- **Records shown**
• • •
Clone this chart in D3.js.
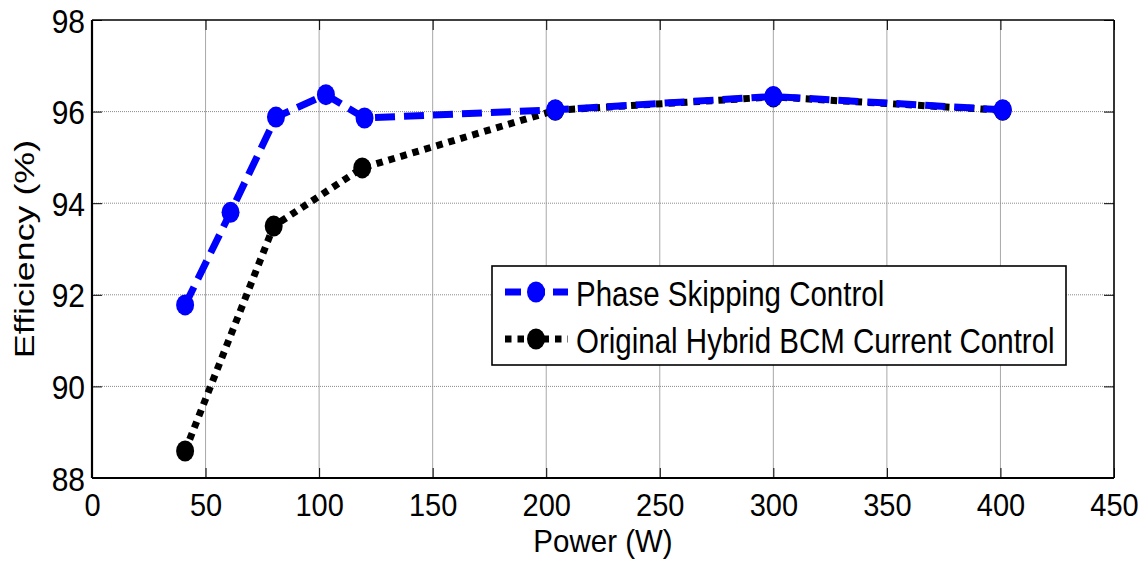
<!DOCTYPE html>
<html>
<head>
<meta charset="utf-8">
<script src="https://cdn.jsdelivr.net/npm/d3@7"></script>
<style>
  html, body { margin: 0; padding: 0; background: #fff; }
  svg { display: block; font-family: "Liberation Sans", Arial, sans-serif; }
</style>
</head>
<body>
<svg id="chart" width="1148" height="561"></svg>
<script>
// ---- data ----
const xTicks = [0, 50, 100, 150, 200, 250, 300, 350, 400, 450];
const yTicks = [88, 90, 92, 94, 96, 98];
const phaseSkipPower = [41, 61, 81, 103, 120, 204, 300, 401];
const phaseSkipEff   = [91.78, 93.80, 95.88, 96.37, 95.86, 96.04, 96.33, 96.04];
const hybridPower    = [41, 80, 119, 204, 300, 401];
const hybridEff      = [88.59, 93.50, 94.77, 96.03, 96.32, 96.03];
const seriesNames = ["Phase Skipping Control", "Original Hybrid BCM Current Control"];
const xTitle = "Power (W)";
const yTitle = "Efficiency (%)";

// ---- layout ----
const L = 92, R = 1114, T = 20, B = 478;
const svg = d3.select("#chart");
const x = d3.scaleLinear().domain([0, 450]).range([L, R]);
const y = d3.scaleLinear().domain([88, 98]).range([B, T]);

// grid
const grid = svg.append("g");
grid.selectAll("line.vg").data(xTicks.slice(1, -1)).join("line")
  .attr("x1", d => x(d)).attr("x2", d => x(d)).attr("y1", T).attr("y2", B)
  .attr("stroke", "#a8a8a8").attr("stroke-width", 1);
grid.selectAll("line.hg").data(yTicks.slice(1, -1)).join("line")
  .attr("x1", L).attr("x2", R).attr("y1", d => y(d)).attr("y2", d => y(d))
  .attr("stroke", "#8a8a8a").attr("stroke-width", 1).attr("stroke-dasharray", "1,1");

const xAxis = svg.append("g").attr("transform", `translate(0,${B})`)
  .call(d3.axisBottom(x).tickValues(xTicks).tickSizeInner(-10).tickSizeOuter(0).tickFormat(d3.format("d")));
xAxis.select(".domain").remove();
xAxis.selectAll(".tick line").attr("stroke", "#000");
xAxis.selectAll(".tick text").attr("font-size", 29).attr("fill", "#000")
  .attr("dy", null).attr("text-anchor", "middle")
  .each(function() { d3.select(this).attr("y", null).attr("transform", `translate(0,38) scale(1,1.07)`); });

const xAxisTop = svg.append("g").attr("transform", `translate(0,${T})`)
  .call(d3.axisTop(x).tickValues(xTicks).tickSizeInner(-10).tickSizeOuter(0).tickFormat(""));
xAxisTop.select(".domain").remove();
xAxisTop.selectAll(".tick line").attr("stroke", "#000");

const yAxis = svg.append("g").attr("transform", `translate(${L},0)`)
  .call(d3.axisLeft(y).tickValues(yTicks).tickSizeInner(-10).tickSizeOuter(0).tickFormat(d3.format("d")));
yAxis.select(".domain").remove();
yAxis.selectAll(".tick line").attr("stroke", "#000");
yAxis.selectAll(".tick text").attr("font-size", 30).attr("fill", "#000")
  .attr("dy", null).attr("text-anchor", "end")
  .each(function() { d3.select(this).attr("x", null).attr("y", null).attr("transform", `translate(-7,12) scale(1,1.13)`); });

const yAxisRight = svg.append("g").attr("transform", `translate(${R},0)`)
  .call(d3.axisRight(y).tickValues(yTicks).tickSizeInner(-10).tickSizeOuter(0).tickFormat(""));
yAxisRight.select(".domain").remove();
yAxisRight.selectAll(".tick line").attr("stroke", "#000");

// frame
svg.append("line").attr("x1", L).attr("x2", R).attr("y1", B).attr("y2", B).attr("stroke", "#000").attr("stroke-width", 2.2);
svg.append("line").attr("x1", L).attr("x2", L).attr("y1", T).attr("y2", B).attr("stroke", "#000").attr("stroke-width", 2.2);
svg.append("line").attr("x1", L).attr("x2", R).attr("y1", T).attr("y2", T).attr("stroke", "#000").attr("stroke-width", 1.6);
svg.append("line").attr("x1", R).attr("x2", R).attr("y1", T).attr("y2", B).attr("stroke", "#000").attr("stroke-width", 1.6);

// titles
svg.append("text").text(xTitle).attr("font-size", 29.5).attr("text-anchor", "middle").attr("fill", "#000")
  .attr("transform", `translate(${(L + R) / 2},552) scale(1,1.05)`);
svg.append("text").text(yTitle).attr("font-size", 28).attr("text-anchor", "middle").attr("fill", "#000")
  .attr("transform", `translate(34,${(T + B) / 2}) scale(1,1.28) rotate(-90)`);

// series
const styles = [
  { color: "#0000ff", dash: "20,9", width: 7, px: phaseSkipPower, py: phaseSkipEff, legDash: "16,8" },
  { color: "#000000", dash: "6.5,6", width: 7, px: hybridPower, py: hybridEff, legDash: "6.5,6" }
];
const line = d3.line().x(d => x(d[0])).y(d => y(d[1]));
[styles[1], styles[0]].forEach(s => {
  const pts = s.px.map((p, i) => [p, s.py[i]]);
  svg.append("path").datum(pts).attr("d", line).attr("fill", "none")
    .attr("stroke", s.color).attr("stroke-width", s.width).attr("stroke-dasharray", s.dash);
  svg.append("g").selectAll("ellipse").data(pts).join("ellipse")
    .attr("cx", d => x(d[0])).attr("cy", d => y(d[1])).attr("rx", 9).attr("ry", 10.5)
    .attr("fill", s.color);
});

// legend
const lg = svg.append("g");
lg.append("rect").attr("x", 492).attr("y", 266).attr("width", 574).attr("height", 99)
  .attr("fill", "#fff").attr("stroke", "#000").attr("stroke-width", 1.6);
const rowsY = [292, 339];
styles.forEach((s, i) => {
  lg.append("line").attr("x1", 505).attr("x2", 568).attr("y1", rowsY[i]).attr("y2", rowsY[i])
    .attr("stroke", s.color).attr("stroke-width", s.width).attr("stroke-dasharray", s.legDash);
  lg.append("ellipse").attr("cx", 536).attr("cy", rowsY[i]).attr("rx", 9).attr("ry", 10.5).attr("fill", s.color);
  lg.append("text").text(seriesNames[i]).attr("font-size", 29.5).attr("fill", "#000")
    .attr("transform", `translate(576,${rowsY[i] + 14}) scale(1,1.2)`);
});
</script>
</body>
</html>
• • •
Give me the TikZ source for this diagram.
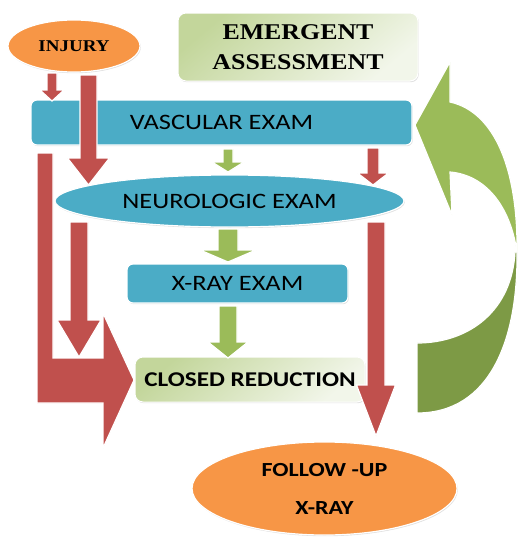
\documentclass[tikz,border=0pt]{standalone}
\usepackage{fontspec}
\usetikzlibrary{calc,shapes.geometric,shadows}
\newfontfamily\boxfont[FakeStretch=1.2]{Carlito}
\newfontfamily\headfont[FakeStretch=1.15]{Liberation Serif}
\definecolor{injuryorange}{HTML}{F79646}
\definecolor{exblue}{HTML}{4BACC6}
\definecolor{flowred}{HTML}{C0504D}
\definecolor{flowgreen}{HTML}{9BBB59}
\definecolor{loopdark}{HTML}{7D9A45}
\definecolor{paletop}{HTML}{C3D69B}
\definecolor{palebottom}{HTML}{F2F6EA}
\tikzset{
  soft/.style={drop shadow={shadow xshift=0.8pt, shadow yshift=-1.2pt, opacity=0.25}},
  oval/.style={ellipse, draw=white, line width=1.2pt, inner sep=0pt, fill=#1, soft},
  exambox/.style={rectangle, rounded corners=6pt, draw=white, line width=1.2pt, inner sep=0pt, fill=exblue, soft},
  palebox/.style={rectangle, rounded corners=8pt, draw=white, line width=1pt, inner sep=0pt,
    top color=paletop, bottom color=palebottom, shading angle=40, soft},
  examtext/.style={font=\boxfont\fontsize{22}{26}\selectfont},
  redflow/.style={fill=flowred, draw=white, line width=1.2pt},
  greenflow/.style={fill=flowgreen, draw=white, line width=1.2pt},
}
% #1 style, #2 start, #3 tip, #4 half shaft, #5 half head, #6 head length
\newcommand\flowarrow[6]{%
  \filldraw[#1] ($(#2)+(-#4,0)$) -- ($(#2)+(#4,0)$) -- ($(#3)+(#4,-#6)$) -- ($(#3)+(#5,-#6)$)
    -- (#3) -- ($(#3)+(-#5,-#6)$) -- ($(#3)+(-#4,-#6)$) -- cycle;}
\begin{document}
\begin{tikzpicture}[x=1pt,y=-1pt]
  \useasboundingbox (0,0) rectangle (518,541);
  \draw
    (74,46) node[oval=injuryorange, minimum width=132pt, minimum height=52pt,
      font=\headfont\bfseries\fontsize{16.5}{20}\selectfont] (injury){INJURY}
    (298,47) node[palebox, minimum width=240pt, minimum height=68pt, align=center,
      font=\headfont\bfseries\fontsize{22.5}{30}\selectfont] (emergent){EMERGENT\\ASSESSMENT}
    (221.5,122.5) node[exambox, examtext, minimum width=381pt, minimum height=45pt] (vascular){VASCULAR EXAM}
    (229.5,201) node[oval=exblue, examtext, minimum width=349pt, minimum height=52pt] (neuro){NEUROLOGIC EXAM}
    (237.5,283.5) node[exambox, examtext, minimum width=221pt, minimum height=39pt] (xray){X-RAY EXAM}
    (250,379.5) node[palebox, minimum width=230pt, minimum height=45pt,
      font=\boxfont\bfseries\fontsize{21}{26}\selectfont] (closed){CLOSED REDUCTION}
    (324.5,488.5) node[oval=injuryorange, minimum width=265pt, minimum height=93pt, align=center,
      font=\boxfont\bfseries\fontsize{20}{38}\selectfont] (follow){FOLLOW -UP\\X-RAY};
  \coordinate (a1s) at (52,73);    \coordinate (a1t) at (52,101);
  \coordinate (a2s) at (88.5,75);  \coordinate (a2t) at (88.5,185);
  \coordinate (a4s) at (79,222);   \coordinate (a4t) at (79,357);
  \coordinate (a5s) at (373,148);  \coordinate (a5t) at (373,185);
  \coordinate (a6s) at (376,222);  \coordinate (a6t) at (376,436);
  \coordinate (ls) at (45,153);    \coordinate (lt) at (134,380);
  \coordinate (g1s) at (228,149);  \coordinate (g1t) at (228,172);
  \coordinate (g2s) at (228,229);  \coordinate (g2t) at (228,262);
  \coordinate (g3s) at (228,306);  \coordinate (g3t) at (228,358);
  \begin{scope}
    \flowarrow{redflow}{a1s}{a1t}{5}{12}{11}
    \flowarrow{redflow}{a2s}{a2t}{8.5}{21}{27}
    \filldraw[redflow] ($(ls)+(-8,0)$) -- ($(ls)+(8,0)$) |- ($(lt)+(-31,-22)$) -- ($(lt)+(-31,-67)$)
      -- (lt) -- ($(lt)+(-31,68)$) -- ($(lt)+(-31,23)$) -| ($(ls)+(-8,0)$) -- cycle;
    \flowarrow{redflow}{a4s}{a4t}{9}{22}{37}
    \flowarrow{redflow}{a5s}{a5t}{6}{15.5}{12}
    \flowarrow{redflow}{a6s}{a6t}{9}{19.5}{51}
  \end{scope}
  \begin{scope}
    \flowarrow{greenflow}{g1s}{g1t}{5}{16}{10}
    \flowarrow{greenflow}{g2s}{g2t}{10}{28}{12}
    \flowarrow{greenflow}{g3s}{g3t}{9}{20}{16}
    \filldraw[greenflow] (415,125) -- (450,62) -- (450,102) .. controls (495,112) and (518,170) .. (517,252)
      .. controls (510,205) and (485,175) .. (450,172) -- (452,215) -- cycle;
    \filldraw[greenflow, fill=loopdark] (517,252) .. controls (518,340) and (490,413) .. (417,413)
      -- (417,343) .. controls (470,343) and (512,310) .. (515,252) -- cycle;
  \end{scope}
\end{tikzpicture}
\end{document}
• • •
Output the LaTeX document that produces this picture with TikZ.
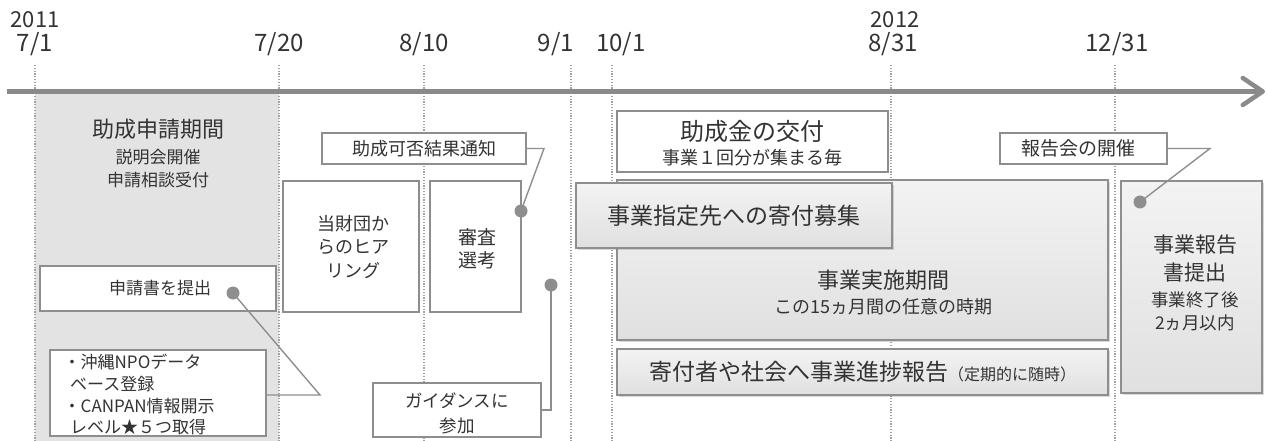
• • •
- **Problem description**
In the records above, collect each line with "this".

- **Complete output**
Clone this chart in D3.js.
  .each(function() { d3.select(this).attr("y", null).attr("transform", `translate(0,38) scale(1,1.07)`); });
  .each(function() { d3.select(this).attr("x", null).attr("y", null).attr("transform", `translate(-7,12) scale(1,1.13)`); });
Give me the TikZ source for this diagram.
Output the LaTeX document that produces this picture with TikZ.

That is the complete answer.